▶ **Data segment**
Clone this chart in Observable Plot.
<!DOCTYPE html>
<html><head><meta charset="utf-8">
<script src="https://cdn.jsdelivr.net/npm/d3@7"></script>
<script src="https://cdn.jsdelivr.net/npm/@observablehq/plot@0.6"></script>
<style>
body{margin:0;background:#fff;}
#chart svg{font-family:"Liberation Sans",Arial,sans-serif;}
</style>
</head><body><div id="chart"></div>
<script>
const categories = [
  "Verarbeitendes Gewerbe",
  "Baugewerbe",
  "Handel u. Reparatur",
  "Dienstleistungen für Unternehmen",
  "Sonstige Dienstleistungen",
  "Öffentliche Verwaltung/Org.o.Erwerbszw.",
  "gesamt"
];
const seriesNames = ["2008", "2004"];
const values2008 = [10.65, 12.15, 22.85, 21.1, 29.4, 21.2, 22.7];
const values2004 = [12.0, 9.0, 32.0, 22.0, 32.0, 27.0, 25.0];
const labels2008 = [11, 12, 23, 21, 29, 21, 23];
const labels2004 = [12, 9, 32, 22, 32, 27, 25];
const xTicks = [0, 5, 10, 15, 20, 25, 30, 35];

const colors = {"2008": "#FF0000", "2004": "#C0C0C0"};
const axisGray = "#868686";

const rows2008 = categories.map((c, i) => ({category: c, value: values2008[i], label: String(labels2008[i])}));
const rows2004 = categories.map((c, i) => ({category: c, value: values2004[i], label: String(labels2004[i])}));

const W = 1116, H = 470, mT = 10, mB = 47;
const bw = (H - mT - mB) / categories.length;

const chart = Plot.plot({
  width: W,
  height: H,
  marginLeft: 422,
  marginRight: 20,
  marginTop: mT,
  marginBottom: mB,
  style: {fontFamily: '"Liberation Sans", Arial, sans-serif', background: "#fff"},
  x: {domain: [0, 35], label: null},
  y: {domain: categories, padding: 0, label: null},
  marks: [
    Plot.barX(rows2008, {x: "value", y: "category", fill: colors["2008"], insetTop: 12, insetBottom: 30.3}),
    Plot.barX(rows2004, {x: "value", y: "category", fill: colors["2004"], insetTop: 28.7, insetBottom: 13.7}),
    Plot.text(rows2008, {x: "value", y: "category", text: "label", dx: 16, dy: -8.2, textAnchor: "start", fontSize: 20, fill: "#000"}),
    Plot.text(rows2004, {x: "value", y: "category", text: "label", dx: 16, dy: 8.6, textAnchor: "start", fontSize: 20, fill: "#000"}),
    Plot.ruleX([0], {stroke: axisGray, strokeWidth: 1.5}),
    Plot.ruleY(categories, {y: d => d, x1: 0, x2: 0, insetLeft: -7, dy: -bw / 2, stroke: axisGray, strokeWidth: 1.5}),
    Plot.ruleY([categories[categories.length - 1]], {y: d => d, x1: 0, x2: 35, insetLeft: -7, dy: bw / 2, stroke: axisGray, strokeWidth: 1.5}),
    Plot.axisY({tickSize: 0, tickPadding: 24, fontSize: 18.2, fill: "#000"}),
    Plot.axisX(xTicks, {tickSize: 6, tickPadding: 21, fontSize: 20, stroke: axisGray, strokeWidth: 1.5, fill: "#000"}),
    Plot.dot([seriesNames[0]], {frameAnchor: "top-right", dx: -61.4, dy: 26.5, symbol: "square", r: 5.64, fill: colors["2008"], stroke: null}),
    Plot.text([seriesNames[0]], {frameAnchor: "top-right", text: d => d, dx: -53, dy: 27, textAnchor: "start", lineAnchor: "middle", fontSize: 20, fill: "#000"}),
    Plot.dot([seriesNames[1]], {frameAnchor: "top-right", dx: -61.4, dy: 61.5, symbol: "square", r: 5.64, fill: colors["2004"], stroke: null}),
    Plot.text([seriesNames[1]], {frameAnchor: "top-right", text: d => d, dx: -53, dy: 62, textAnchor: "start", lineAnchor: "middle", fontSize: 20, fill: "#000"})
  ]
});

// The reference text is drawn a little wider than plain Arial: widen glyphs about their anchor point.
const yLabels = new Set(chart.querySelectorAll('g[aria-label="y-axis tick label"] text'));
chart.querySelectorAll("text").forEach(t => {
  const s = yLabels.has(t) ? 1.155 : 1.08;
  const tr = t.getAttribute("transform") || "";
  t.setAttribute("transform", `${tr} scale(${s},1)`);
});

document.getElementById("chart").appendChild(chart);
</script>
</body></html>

▶ **Objective**
From the opening line of the data above through the line that contains "const bw = (H - mT - mB) / categories.length;", please print each line as it stands and only those lines.

▶ **Response below**
Clone this chart in Observable Plot.
<!DOCTYPE html>
<html><head><meta charset="utf-8">
<script src="https://cdn.jsdelivr.net/npm/d3@7"></script>
<script src="https://cdn.jsdelivr.net/npm/@observablehq/plot@0.6"></script>
<style>
body{margin:0;background:#fff;}
#chart svg{font-family:"Liberation Sans",Arial,sans-serif;}
</style>
</head><body><div id="chart"></div>
<script>
const categories = [
  "Verarbeitendes Gewerbe",
  "Baugewerbe",
  "Handel u. Reparatur",
  "Dienstleistungen für Unternehmen",
  "Sonstige Dienstleistungen",
  "Öffentliche Verwaltung/Org.o.Erwerbszw.",
  "gesamt"
];
const seriesNames = ["2008", "2004"];
const values2008 = [10.65, 12.15, 22.85, 21.1, 29.4, 21.2, 22.7];
const values2004 = [12.0, 9.0, 32.0, 22.0, 32.0, 27.0, 25.0];
const labels2008 = [11, 12, 23, 21, 29, 21, 23];
const labels2004 = [12, 9, 32, 22, 32, 27, 25];
const xTicks = [0, 5, 10, 15, 20, 25, 30, 35];

const colors = {"2008": "#FF0000", "2004": "#C0C0C0"};
const axisGray = "#868686";

const rows2008 = categories.map((c, i) => ({category: c, value: values2008[i], label: String(labels2008[i])}));
const rows2004 = categories.map((c, i) => ({category: c, value: values2004[i], label: String(labels2004[i])}));

const W = 1116, H = 470, mT = 10, mB = 47;
const bw = (H - mT - mB) / categories.length;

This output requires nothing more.